Section One: The Myth of “Keeping Race Out of Sports”
People often say to keep race out of sports, as if sports ever existed without race. From the start, race shaped who was allowed to play, where they could compete, and how their success was judged. Sports did not just reflect society. They enforced its power structures in public. Access to leagues, pay, pensions, media praise, and historical recognition followed racial lines. When people claim sports were once pure and only recently became political, they ignore the rules that shaped competition itself. Sports have always been a struggle over power, belonging, and legitimacy. That history matters because it explains why today’s debates feel so familiar. What some call DEI interference is often just the truth correcting a distorted record.
Section Two: Baseball and the Cost of Exclusion
Baseball is often called America’s pastime, but it was also one of America’s clearest racial gatekeepers. By the late 19th century, professional baseball had effectively barred Black players, forcing them to create the Negro Leagues in 1920. Players like Satchel Paige, Josh Gibson, and Cool Papa Bell dominated the game, yet were denied equal pay, pensions, and recognition. Their statistics were excluded from Major League records for decades, which conveniently protected white legends from comparison. When MLB finally integrated those stats in 2020, it disrupted long-held myths about who truly defined greatness. Even then, many Negro League players had already died without pensions they earned. This was not oversight; it was structural erasure.
Section Three: Racism After Integration Didn’t Disappear
Integration did not end racism; it changed its form. Reggie Jackson later described the constant hostility he faced as a Black star, saying he would not wish that experience on anyone. His confidence was framed as arrogance, his excellence as threat. That pattern persists today, where Black athletes are celebrated for performance but punished for voice. The rules shift when Black players speak, protest, or refuse to shrink themselves. Sports culture still rewards silence more than skill when that silence makes others comfortable.
Section Four: Olympic Glory and Selective Justice
The Olympics present themselves as neutral and universal, yet history tells another story. In 1912, Jim Thorpe won gold medals in the decathlon and pentathlon and was hailed as the world’s greatest athlete. Soon after, his medals were stripped because he had once played semi-pro baseball, a rule white athletes routinely violated without consequence. Thorpe’s medals were not restored until decades after his death. In 1968, Tommy Smith and John Carlos raised their fists at the Olympics to protest racism and were immediately punished and ostracized. Their athletic achievement became secondary to their refusal to perform gratitude. The message was clear: excellence is welcome only when it doesn’t challenge power.
Section Five: Asian and Latino Athletes Pushed to the Margins
Racism in sports has never targeted only one group. Wataru Misaka broke the NBA color barrier in 1947, before Jackie Robinson did in baseball, yet played only a handful of games before anti-Asian racism pushed him out of the league. Chinese American baseball players dominated local leagues in the 19th century but were locked out of the majors for generations due to exclusion laws and racist policies. Latino athletes faced similar barriers, often treated as expendable talent rather than leaders. Roberto Clemente endured constant mockery for his accent and intelligence while becoming one of baseball’s greatest players and a humanitarian icon. His activism made him inconvenient to celebrate while he was alive.

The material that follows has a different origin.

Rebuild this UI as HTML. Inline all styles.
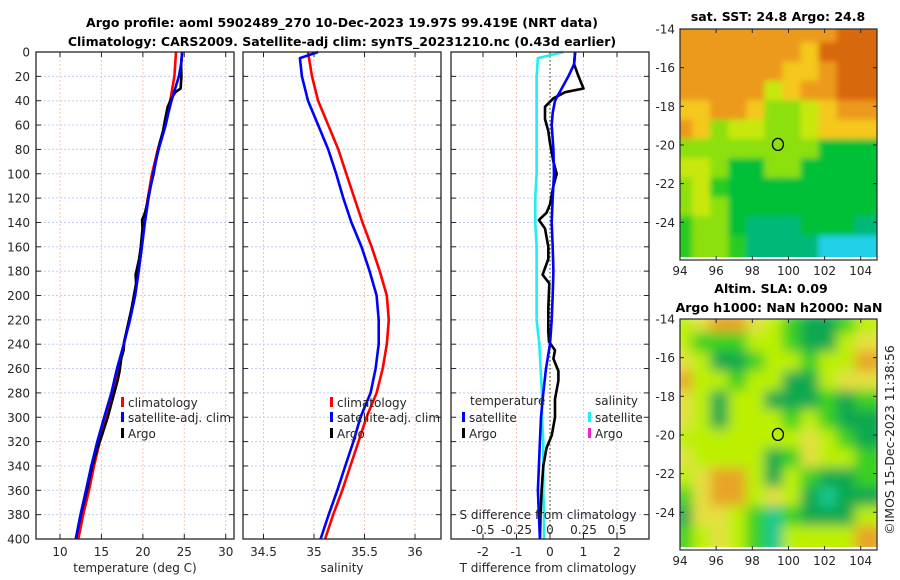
<!DOCTYPE html>
<html><head><meta charset="utf-8"><style>
html,body{margin:0;padding:0;background:#fff;}
svg{display:block;font-family:"DejaVu Sans","Liberation Sans",sans-serif;}
.tk{font-size:12px;fill:#262626;}
.tt{font-size:12.5px;font-weight:bold;fill:#000;}
</style></head><body>
<svg id="fig" width="900" height="580" viewBox="0 0 900 580" xmlns="http://www.w3.org/2000/svg">
<defs>
<filter id="blur1" x="-10%" y="-10%" width="120%" height="120%"><feGaussianBlur stdDeviation="3"/></filter>
<filter id="blur2" x="-10%" y="-10%" width="120%" height="120%"><feGaussianBlur stdDeviation="6"/></filter>
<clipPath id="c1"><rect x="680" y="29" width="197" height="230"/></clipPath>
<clipPath id="c2"><rect x="680" y="319" width="197" height="230"/></clipPath>
</defs>
<text class="tt" x="342" y="27" text-anchor="middle">Argo profile: aoml 5902489_270 10-Dec-2023 19.97S 99.419E (NRT data)</text>
<text class="tt" x="342" y="46" text-anchor="middle">Climatology: CARS2009. Satellite-adj clim: synTS_20231210.nc (0.43d earlier)</text>
<g id="g"></g>
</svg>
<script>
// ---- profile data ----
const climDepth = [0,20,40,60,80,100,120,140,160,180,200,220,240,260,280,300,320,340,360,380,400];
const climTemp = [24.0,23.8,23.3,22.7,21.8,21.1,20.6,20.2,19.8,19.4,19.0,18.4,17.7,17.0,16.4,15.6,14.8,14.1,13.5,12.8,12.2];
const climSal = [34.94,34.98,35.04,35.14,35.24,35.32,35.40,35.48,35.57,35.65,35.72,35.74,35.72,35.68,35.62,35.52,35.44,35.36,35.28,35.19,35.11];
const satTDepth = [0,10,20,30,40,50,60,80,100,120,140,160,180,200,220,240,260,280,300,320,340,360,380,400];
const satTDiff = [0.75,0.72,0.55,0.35,0.15,0.08,0.05,0.1,0.12,0.08,0.05,0.08,0.1,0.08,0.05,0.0,-0.12,-0.2,-0.27,-0.3,-0.33,-0.36,-0.33,-0.3];
const satSDepth = [0,5,20,40,60,80,100,120,140,160,180,200,220,240,260,280,300,320,340,360,380,400];
const satSDiff = [0.1,-0.09,-0.1,-0.1,-0.1,-0.1,-0.1,-0.11,-0.11,-0.1,-0.1,-0.1,-0.1,-0.08,-0.07,-0.06,-0.06,-0.05,-0.05,-0.05,-0.045,-0.045];
const argoDepth = [0,10,20,30,33,38,45,55,65,75,90,100,110,125,132,138,145,160,170,183,190,210,230,238,245,252,262,270,285,300,315,325,340,360,380,400];
const argoTDiff = [0.75,0.72,0.85,1.0,0.45,0.1,-0.15,-0.15,-0.05,0.0,0.1,0.2,0.1,0.0,-0.1,-0.33,-0.15,-0.05,-0.05,-0.22,-0.02,-0.05,-0.05,-0.03,0.15,0.1,0.25,0.25,0.15,0.15,0.05,-0.1,-0.2,-0.25,-0.28,-0.3];
const depthTicks = [0,20,40,60,80,100,120,140,160,180,200,220,240,260,280,300,320,340,360,380,400];
const tempTicks = [10,15,20,25,30];
const salTicks = [34.5,35,35.5,36];
const tdTicks = [-2,-1,0,1,2];
const sdTicks = [-0.5,-0.25,0,0.25,0.5];
const sdLabels = ['-0.5','-0.25','0','0.25','0.5'];
const lonTicks = [94,96,98,100,102,104];
const latTicks = [-14,-16,-18,-20,-22,-24];
// ---- map data (coarse colour grids, rows -14..-25, cols 94..104) ----
const sstRows = ["oooooooooOO","oooooooyOOO","ooooooyyoOO","oooooYyooO","yyooyLLYyoo","oyLYYLLYyyy","LLLLLLLLGGG","YYLGGLLGGGG","LYgGGGGGGGG","LYLGGGGGGGG","gLLGtttGGGt","gLLgttttcc"];
const slaRows = ["YyooyYgGGgY","YgggYYgGGYy","yYGGgYYgYYo","oYYgYYGGYyy","yYGYYGGGgGg","yYGYYYgYgGG","YYYYYYYyYgG","yYYYYGgyYYg","YyooYGYgGGg","gyooYyYGtGG","GyyYgtgGGGY","gYyYgtYYYYo"];
const sstCol = {O:'#d8680c',o:'#ec9a1c',y:'#f4c81c',Y:'#c8e808',L:'#8ce010',g:'#28cc20',G:'#00c038',t:'#00b878',c:'#20d0e8'};
const slaCol = {o:'#e8a428',y:'#e4e040',Y:'#bcf000',g:'#38d020',G:'#10a850',t:'#18c890'};

const NS='http://www.w3.org/2000/svg';
const G=document.getElementById('g');
function mk(tag,attrs,parent){const e=document.createElementNS(NS,tag);for(const k in attrs)e.setAttribute(k,attrs[k]);(parent||G).appendChild(e);return e;}
function txt(s,x,y,anchor,cls,parent){const t=mk('text',{x:x,y:y,'text-anchor':anchor||'middle',class:cls||'tk'},parent);t.textContent=s;return t;}
function interp(ds,vs,d){for(let i=0;i<ds.length-1;i++){if(d>=ds[i]&&d<=ds[i+1]){const f=(d-ds[i])/(ds[i+1]-ds[i]);return vs[i]+f*(vs[i+1]-vs[i]);}}return vs[vs.length-1];}

const Y0=52,Y1=539;
function yD(d){return Y0+(d/400)*(Y1-Y0);}
function lin(d0,d1,r0,r1){return v=>r0+(v-d0)/(d1-d0)*(r1-r0);}
const P1={x0:36,x1:234,sx:lin(7.1,31.0,36,234)};
const P2={x0:243,x1:441,sx:lin(34.297,36.257,243,441)};
const P3={x0:451,x1:649,sx:lin(-2.955,2.955,451,649)};

function panel(P,ticks,labels,name,showY,gridCol){
  const g=mk('g',{});
  
  
  depthTicks.forEach(d=>{mk('line',{x1:P.x0,x2:P.x1,y1:yD(d),y2:yD(d),stroke:'#c4cdf0','stroke-width':1,'stroke-dasharray':'2,2'},g);
    mk('line',{x1:P.x0,x2:P.x0+5,y1:yD(d),y2:yD(d),stroke:'#262626'},g);
    mk('line',{x1:P.x1,x2:P.x1-5,y1:yD(d),y2:yD(d),stroke:'#262626'},g);
    if(showY){const t=txt(String(d),30,yD(d)+4.5,'end','tk',g);}});
  ticks.forEach((v,i)=>{const x=P.sx(v);mk('line',{x1:x,x2:x,y1:Y0,y2:Y1,stroke:gridCol,'stroke-width':1,'stroke-dasharray':'2,2'},g);
    mk('line',{x1:x,x2:x,y1:Y1,y2:Y1-5,stroke:'#262626'},g);mk('line',{x1:x,x2:x,y1:Y0,y2:Y0+5,stroke:'#262626'},g);
    const t=txt(labels[i],x,556,'middle','tk',g);});
  return g;
}
function frame(P,g){mk('rect',{x:P.x0,y:Y0,width:P.x1-P.x0,height:Y1-Y0,fill:'none',stroke:'#262626','stroke-width':1.3},g);}
function path(pts,color,g,name,w){const p=mk('polyline',{points:pts.map(p=>p[0].toFixed(1)+','+p[1].toFixed(1)).join(' '),fill:'none',stroke:color,'stroke-width':w||2.6,'stroke-linejoin':'round'},g);
  return p;}

// Panel 1 temperature
const g1=panel(P1,tempTicks,tempTicks.map(String),'temperature-panel',true,'#f0c8b8');
path(climDepth.map((d,i)=>[P1.sx(climTemp[i]),yD(d)]),'#ff0000',g1,'temp-climatology-line');
path(argoDepth.map((d,i)=>[P1.sx(interp(climDepth,climTemp,d)+argoTDiff[i]),yD(d)]),'#000000',g1,'temp-argo-line');
path(satTDepth.map((d,i)=>[P1.sx(interp(climDepth,climTemp,d)+satTDiff[i]),yD(d)]),'#0000ff',g1,'temp-satellite-line');
frame(P1,g1);
let t=txt('temperature (deg C)',135,572,'middle','tk',g1);

// Panel 2 salinity
const g2=panel(P2,salTicks,salTicks.map(String),'salinity-panel',false,'#f0c8b8');
path(climDepth.map((d,i)=>[P2.sx(climSal[i]),yD(d)]),'#ff0000',g2,'sal-climatology-line');
path(satSDepth.map((d,i)=>[P2.sx(interp(climDepth,climSal,d)+satSDiff[i]),yD(d)]),'#0000ff',g2,'sal-satellite-line');
frame(P2,g2);
t=txt('salinity',342,572,'middle','tk',g2);

// Panel 3 differences
const g3=panel(P3,tdTicks,tdTicks.map(String),'difference-panel',false,'#f0c8b8');
mk('line',{x1:P3.sx(0),x2:P3.sx(0),y1:Y0,y2:Y1,stroke:'#555533','stroke-width':1.2,'stroke-dasharray':'1.5,2.5'},g3);
path(satSDepth.map((d,i)=>[P3.sx(satSDiff[i]*4),yD(d)]),'#22eef0',g3,'sal-diff-satellite-line');
path(argoDepth.map((d,i)=>[P3.sx(argoTDiff[i]),yD(d)]),'#000000',g3,'temp-diff-argo-line');
path(satTDepth.map((d,i)=>[P3.sx(satTDiff[i]),yD(d)]),'#0000ff',g3,'temp-diff-satellite-line');
frame(P3,g3);
t=txt('T difference from climatology',548,572,'middle','tk',g3);
t=txt('S difference from climatology',548,519,'middle','tk',g3);
sdTicks.forEach((v,i)=>{const tt=txt(sdLabels[i],P3.sx(v*4),534,'middle','tk',g3);});

// legends
function legEntry(x,y,color,label,g){mk('rect',{x:x,y:y-10,width:3,height:10,fill:color},g);const e=txt(label,x+7,y,'start','tk',g);}
const lg1=mk('g',{});
legEntry(121,407,'#ff0000','climatology',lg1);legEntry(121,422,'#0000ff','satellite-adj. clim',lg1);legEntry(121,438,'#000000','Argo',lg1);
const lg2=mk('g',{});
legEntry(330,407,'#ff0000','climatology',lg2);legEntry(330,422,'#0000ff','satellite-adj. clim',lg2);legEntry(330,438,'#000000','Argo',lg2);
const lg3=mk('g',{});
txt('temperature',470,405,'start','tk',lg3);legEntry(462,422,'#0000ff','satellite',lg3);legEntry(462,438,'#000000','Argo',lg3);
txt('salinity',595,405,'start','tk',lg3);legEntry(588,422,'#22eef0','satellite',lg3);legEntry(588,438,'#ee22cc','Argo',lg3);

// Maps
const MX0=680,MX1=877;
const mlon=lin(94,104.9,680,877);
function mapPanel(Y0m,rows,cols,clip,blur,name){
  const g=mk('g',{});
  const mlat=lin(-14,-25.9,Y0m,Y0m+230);
  const cg=mk('g',{'clip-path':'url(#'+clip+')'},g);
  const bg=mk('g',{filter:'url(#'+blur+')'},cg);
  rows.forEach((r,ri)=>{for(let ci=0;ci<11;ci++){const ch=r[Math.min(ci,r.length-1)];
    mk('rect',{x:mlon(94+ci)-6,y:mlat(-14-ri)-6,width:mlon(95)-mlon(94)+12,height:mlat(-15)-mlat(-14)+12,fill:cols[ch]},bg);}});
  mk('rect',{x:MX0,y:Y0m+228,width:197,height:4,fill:'#fff'},cg);
  const c=mk('ellipse',{cx:mlon(99.419),cy:mlat(-19.97),rx:5.5,ry:6,fill:'none',stroke:'#000','stroke-width':1.3},g);
  
  mk('rect',{x:MX0,y:Y0m,width:197,height:231,fill:'none',stroke:'#262626','stroke-width':1.2},g);
  latTicks.forEach(v=>{const y=mlat(v);mk('line',{x1:MX0,x2:MX0+4,y1:y,y2:y,stroke:'#262626'},g);mk('line',{x1:MX1,x2:MX1-4,y1:y,y2:y,stroke:'#262626'},g);
    const l=txt(String(v),675,y+4.5,'end','tk',g);});
  lonTicks.forEach(v=>{const x=mlon(v);mk('line',{x1:x,x2:x,y1:Y0m+231,y2:Y0m+227,stroke:'#262626'},g);mk('line',{x1:x,x2:x,y1:Y0m,y2:Y0m+4,stroke:'#262626'},g);
    const l=txt(String(v),x,Y0m+246,'middle','tk',g);});
}
mapPanel(29,sstRows,sstCol,'c1','blur1','sst-map');
mapPanel(319,slaRows,slaCol,'c2','blur2','sla-map');
t=txt('sat. SST: 24.8 Argo: 24.8',778,21,'middle','tt');
t=txt('Altim. SLA: 0.09',771,293,'middle','tt');
t=txt('Argo h1000: NaN h2000: NaN',779,312,'middle','tt');
t=txt('©IMOS 15-Dec-2023 11:38:56',0,0,'middle','tk');t.setAttribute('transform','translate(894,440) rotate(-90)');t.setAttribute('style','font-size:12.5px');

</script>
</body></html>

Section Six: Gender, Race, and the Price of Confidence
The intersection of race and gender reveals the pattern even more clearly. Serena Williams and Venus Williams transformed tennis, yet were routinely labeled aggressive, unfeminine, or animalistic in ways white players were not. Serena’s intensity was policed, her body scrutinized, and her mistakes magnified. Today, Angel Reese experiences the same double standard, where confidence is celebrated in white athletes but condemned in her. The behavior is identical; the judgment is not. That is not coincidence, it is inheritance.
Section Seven: Why This Sounds Like the DEI Debate
When critics argue that diversity efforts undermine merit, they ignore how “merit” has always been filtered through access and bias. Excluding Black, Native, Asian, and Latino athletes protected white dominance while pretending to uphold fairness. When records were incomplete, comparisons were rigged. When protests emerged, punishment followed. This is why the backlash to DEI feels familiar: it mirrors past efforts to preserve advantage by calling it neutrality. History shows that fairness has never been automatic; it has always been resisted.
Summary
Sports have never been separate from race. From segregated leagues and stripped medals to biased media coverage and unequal punishment, racial hierarchy has shaped who gets opportunity and who gets erased. The same systems that once barred athletes now object to being named.
Conclusion
The next time someone says “keep race out of sports,” remember that race was written into the rules long before today’s debates. Sports did not become political when athletes spoke up; they became honest. Until we acknowledge how deeply racism structured competition, we will keep mistaking exclusion for tradition and silence for fairness.